Go through the material and write it all out exactly, minus the pictures.

+===+

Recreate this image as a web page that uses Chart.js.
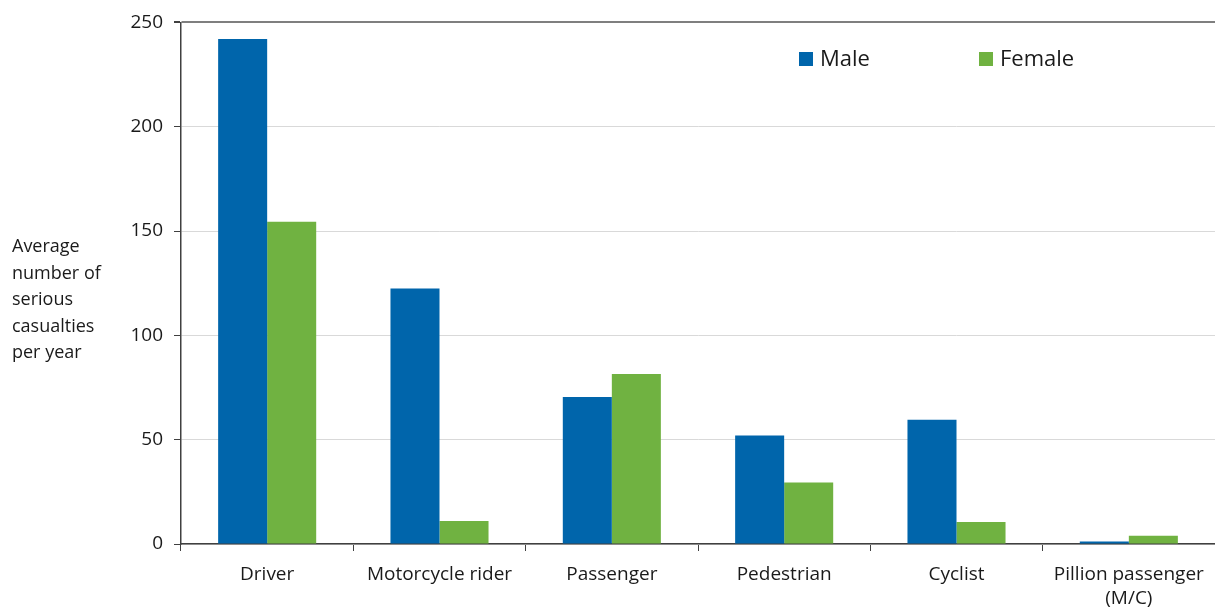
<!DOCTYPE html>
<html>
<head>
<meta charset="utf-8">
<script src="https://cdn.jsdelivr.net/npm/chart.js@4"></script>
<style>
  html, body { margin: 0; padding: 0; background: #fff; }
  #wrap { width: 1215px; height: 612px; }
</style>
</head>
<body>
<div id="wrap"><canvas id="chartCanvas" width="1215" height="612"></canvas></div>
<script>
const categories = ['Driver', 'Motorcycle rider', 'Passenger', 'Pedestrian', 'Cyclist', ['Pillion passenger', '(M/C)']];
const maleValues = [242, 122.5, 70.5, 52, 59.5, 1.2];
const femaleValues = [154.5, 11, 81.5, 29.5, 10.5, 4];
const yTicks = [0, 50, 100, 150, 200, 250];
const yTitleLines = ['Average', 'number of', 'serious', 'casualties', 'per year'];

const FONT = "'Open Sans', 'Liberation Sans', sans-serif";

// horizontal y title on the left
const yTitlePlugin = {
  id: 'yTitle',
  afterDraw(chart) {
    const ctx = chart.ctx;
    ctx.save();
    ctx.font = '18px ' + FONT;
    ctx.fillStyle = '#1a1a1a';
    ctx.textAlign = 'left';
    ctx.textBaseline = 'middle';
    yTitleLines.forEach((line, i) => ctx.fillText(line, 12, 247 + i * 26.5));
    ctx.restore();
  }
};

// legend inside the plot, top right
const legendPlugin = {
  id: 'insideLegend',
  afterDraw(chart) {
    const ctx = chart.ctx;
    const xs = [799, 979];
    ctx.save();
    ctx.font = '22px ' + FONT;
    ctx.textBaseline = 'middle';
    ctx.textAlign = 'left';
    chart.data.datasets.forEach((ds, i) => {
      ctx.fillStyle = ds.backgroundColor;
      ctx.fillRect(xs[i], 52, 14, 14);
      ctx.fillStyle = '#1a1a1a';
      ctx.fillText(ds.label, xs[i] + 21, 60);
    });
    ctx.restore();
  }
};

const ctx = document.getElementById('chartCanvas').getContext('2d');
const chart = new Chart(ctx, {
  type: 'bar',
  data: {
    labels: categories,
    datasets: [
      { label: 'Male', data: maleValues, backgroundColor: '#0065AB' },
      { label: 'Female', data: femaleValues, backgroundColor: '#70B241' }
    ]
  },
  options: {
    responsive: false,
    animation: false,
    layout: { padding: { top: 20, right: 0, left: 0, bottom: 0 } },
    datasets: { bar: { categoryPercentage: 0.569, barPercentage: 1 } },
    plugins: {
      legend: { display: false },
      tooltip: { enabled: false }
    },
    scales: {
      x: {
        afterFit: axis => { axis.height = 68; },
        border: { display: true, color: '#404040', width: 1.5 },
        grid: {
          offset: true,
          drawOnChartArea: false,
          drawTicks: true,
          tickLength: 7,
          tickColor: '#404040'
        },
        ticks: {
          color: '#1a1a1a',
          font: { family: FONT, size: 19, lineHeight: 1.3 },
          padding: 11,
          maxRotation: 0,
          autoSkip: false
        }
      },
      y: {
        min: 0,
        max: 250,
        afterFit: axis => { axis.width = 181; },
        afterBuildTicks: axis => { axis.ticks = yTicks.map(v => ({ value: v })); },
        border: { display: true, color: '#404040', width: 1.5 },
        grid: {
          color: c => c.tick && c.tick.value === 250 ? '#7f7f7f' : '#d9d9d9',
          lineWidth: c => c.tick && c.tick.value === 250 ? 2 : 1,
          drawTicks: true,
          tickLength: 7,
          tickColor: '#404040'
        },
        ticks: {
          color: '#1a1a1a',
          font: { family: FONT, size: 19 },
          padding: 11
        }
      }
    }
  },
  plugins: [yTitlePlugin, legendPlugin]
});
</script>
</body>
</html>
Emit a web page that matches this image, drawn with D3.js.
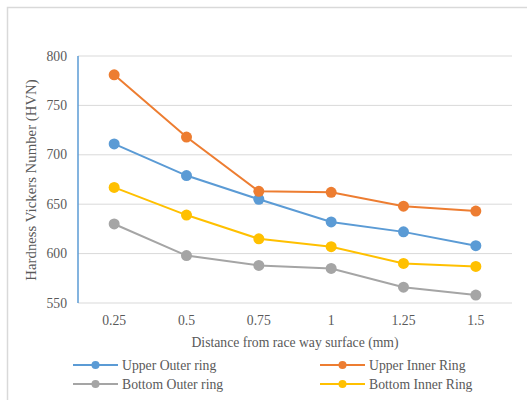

+===+

» **ANSWER TO THE EXERCISE**:
Recreate this image as a web page that uses Chart.js.
<!DOCTYPE html>
<html>
<head>
<meta charset="utf-8">
<script src="https://cdn.jsdelivr.net/npm/chart.js@4"></script>
<style>
  html, body { margin: 0; padding: 0; background: #fff; }
  #wrap { width: 1215px; height: 612px; }
</style>
</head>
<body>
<div id="wrap"><canvas id="chartCanvas" width="1215" height="612"></canvas></div>
<script>
const categories = ['Driver', 'Motorcycle rider', 'Passenger', 'Pedestrian', 'Cyclist', ['Pillion passenger', '(M/C)']];
const maleValues = [242, 122.5, 70.5, 52, 59.5, 1.2];
const femaleValues = [154.5, 11, 81.5, 29.5, 10.5, 4];
const yTicks = [0, 50, 100, 150, 200, 250];
const yTitleLines = ['Average', 'number of', 'serious', 'casualties', 'per year'];

const FONT = "'Open Sans', 'Liberation Sans', sans-serif";

// horizontal y title on the left
const yTitlePlugin = {
  id: 'yTitle',
  afterDraw(chart) {
    const ctx = chart.ctx;
    ctx.save();
    ctx.font = '18px ' + FONT;
    ctx.fillStyle = '#1a1a1a';
    ctx.textAlign = 'left';
    ctx.textBaseline = 'middle';
    yTitleLines.forEach((line, i) => ctx.fillText(line, 12, 247 + i * 26.5));
    ctx.restore();
  }
};

// legend inside the plot, top right
const legendPlugin = {
  id: 'insideLegend',
  afterDraw(chart) {
    const ctx = chart.ctx;
    const xs = [799, 979];
    ctx.save();
    ctx.font = '22px ' + FONT;
    ctx.textBaseline = 'middle';
    ctx.textAlign = 'left';
    chart.data.datasets.forEach((ds, i) => {
      ctx.fillStyle = ds.backgroundColor;
      ctx.fillRect(xs[i], 52, 14, 14);
      ctx.fillStyle = '#1a1a1a';
      ctx.fillText(ds.label, xs[i] + 21, 60);
    });
    ctx.restore();
  }
};

const ctx = document.getElementById('chartCanvas').getContext('2d');
const chart = new Chart(ctx, {
  type: 'bar',
  data: {
    labels: categories,
    datasets: [
      { label: 'Male', data: maleValues, backgroundColor: '#0065AB' },
      { label: 'Female', data: femaleValues, backgroundColor: '#70B241' }
    ]
  },
  options: {
    responsive: false,
    animation: false,
    layout: { padding: { top: 20, right: 0, left: 0, bottom: 0 } },
    datasets: { bar: { categoryPercentage: 0.569, barPercentage: 1 } },
    plugins: {
      legend: { display: false },
      tooltip: { enabled: false }
    },
    scales: {
      x: {
        afterFit: axis => { axis.height = 68; },
        border: { display: true, color: '#404040', width: 1.5 },
        grid: {
          offset: true,
          drawOnChartArea: false,
          drawTicks: true,
          tickLength: 7,
          tickColor: '#404040'
        },
        ticks: {
          color: '#1a1a1a',
          font: { family: FONT, size: 19, lineHeight: 1.3 },
          padding: 11,
          maxRotation: 0,
          autoSkip: false
        }
      },
      y: {
        min: 0,
        max: 250,
        afterFit: axis => { axis.width = 181; },
        afterBuildTicks: axis => { axis.ticks = yTicks.map(v => ({ value: v })); },
        border: { display: true, color: '#404040', width: 1.5 },
        grid: {
          color: c => c.tick && c.tick.value === 250 ? '#7f7f7f' : '#d9d9d9',
          lineWidth: c => c.tick && c.tick.value === 250 ? 2 : 1,
          drawTicks: true,
          tickLength: 7,
          tickColor: '#404040'
        },
        ticks: {
          color: '#1a1a1a',
          font: { family: FONT, size: 19 },
          padding: 11
        }
      }
    }
  },
  plugins: [yTitlePlugin, legendPlugin]
});
</script>
</body>
</html>
Emit a web page that matches this image, drawn with D3.js.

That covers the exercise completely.